WHAT THIS TASK INVOLVES: List all the lines in these records that hold "matplotlib".

TASK INPUT:
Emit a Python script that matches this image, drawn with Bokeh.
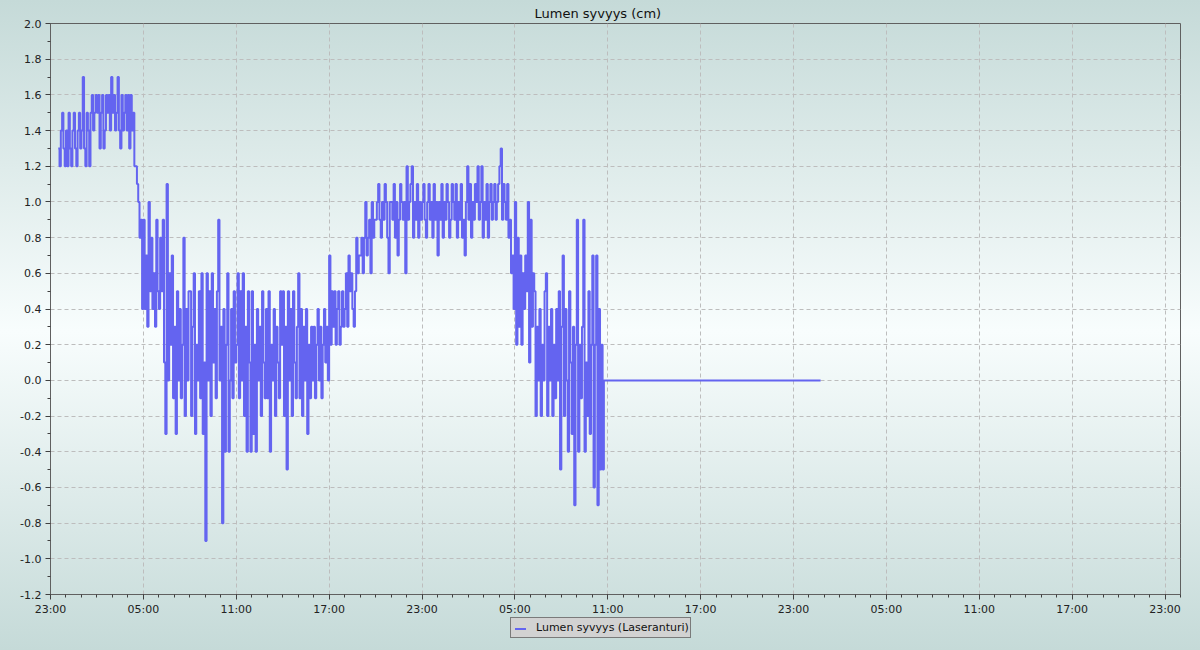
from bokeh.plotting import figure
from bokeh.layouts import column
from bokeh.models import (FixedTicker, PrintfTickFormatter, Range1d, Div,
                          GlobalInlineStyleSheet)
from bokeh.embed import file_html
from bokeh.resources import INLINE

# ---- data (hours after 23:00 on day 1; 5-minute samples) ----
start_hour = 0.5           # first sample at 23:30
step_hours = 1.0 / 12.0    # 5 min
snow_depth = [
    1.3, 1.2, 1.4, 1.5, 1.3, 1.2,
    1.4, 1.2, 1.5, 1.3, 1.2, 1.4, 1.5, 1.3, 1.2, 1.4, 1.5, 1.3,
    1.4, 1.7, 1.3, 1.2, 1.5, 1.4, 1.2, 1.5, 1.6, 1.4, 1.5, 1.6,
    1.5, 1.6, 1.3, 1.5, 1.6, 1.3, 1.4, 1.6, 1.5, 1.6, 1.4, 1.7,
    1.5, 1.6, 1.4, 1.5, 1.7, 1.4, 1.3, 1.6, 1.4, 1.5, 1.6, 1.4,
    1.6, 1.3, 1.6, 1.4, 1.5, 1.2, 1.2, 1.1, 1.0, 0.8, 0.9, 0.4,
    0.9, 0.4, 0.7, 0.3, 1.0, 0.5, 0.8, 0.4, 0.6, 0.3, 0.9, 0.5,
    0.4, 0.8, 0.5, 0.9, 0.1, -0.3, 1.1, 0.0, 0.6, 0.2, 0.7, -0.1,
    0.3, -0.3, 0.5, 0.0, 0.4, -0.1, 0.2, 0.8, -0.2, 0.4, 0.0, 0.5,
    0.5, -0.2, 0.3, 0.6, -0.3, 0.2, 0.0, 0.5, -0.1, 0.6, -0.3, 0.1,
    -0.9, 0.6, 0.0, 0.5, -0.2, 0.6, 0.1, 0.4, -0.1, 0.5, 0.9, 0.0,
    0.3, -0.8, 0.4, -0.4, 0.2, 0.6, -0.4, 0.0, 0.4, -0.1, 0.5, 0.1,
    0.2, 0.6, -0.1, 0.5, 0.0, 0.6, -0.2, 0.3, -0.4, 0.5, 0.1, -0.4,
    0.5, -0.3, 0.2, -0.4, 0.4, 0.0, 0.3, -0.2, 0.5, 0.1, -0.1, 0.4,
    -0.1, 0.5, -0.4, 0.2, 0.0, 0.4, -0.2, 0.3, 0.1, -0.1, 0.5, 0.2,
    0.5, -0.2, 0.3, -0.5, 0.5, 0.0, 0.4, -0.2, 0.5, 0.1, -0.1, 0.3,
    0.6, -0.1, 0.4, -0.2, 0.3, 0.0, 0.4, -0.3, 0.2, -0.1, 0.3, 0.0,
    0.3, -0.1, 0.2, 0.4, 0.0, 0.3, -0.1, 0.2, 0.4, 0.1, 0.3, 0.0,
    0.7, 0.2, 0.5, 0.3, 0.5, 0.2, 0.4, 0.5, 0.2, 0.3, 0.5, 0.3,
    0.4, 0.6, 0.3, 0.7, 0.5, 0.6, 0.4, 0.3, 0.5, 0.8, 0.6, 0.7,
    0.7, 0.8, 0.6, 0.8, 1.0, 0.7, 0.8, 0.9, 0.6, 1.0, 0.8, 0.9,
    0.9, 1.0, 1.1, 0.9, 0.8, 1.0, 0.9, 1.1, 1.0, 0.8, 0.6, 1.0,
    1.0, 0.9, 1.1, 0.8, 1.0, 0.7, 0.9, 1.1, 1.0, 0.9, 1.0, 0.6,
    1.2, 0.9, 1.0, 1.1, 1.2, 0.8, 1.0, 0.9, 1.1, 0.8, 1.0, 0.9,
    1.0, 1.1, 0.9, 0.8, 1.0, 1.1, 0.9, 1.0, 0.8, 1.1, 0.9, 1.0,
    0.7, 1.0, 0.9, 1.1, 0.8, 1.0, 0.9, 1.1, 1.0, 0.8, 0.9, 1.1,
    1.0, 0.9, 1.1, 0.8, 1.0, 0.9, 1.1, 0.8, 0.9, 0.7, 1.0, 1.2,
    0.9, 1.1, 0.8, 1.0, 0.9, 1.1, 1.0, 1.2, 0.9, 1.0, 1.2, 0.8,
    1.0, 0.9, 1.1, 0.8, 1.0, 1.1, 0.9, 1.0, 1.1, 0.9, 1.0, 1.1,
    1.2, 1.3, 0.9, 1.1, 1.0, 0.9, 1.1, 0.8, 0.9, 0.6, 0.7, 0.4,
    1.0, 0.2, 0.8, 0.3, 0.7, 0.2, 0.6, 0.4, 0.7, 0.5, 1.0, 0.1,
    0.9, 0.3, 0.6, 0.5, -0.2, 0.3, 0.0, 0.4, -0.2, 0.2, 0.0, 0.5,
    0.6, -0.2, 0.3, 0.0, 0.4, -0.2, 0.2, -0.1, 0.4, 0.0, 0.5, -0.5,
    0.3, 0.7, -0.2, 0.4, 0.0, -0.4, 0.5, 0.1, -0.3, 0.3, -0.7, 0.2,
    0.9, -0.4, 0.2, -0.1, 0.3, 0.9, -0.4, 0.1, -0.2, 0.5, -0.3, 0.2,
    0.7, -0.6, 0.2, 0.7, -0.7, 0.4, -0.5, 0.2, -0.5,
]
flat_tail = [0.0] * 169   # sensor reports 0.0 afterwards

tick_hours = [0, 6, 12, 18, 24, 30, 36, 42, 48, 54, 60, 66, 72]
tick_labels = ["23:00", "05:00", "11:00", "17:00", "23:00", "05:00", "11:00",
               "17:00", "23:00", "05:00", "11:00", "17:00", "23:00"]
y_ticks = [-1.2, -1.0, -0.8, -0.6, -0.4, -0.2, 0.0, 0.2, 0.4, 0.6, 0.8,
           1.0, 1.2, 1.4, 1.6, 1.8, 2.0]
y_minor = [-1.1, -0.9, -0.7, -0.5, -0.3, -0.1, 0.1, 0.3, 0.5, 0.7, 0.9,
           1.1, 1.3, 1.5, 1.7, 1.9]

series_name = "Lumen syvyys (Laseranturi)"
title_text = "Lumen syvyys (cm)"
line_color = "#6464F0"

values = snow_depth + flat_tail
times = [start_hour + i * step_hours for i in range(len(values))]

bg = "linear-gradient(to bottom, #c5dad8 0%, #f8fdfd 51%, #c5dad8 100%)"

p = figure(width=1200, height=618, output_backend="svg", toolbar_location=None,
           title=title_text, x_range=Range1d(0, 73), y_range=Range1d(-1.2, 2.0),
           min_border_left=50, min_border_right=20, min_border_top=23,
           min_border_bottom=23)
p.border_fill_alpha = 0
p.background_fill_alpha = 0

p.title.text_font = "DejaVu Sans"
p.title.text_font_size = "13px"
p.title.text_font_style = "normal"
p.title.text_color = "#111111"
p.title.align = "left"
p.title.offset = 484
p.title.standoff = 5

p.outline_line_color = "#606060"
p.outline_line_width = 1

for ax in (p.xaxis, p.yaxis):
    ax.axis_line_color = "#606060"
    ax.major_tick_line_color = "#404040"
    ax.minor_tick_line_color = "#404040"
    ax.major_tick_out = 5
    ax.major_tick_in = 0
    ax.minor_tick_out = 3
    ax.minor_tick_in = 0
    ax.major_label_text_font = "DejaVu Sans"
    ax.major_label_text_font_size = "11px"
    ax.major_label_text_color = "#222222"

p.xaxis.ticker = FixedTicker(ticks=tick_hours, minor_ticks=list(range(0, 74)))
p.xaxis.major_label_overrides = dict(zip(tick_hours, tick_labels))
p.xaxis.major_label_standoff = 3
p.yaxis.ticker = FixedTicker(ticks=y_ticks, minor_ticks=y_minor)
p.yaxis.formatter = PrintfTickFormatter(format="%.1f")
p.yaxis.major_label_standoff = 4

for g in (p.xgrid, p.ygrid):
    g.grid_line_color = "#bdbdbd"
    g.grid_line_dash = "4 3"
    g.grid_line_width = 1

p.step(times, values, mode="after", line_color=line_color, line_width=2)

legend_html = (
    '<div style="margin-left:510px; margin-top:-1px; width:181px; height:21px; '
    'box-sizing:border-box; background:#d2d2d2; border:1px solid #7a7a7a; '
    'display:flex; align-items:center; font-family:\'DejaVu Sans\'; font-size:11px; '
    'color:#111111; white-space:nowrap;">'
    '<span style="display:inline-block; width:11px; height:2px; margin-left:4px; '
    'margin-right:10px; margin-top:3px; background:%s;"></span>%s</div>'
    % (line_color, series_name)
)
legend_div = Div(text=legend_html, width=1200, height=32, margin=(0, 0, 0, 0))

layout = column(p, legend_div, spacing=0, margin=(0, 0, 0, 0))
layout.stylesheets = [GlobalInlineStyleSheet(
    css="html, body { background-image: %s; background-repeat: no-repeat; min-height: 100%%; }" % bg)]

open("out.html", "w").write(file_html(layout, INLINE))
==
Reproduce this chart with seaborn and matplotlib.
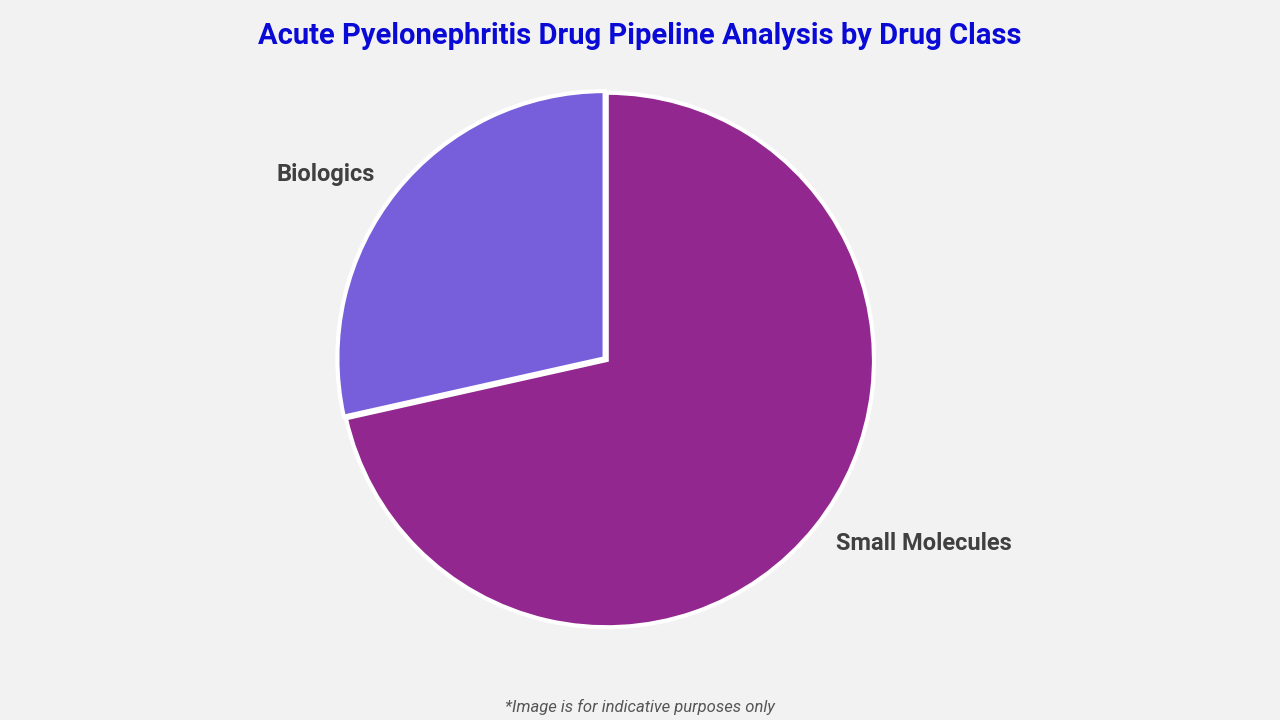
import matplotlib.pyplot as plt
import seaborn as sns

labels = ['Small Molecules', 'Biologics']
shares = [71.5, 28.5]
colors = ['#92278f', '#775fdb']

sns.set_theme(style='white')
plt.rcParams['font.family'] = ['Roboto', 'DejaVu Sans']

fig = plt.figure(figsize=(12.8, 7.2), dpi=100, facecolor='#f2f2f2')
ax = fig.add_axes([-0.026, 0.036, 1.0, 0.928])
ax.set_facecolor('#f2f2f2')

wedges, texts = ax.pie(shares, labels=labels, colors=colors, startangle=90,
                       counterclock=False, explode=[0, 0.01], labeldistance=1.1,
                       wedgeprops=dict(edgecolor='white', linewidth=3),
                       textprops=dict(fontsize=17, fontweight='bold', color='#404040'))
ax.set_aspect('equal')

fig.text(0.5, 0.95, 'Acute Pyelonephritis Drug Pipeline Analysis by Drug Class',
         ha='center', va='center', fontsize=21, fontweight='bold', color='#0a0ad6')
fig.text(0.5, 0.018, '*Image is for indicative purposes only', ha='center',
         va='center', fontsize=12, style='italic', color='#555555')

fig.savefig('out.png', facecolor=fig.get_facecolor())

REPLY TO THE EXERCISE:
Reproduce this chart with seaborn and matplotlib.
import matplotlib.pyplot as plt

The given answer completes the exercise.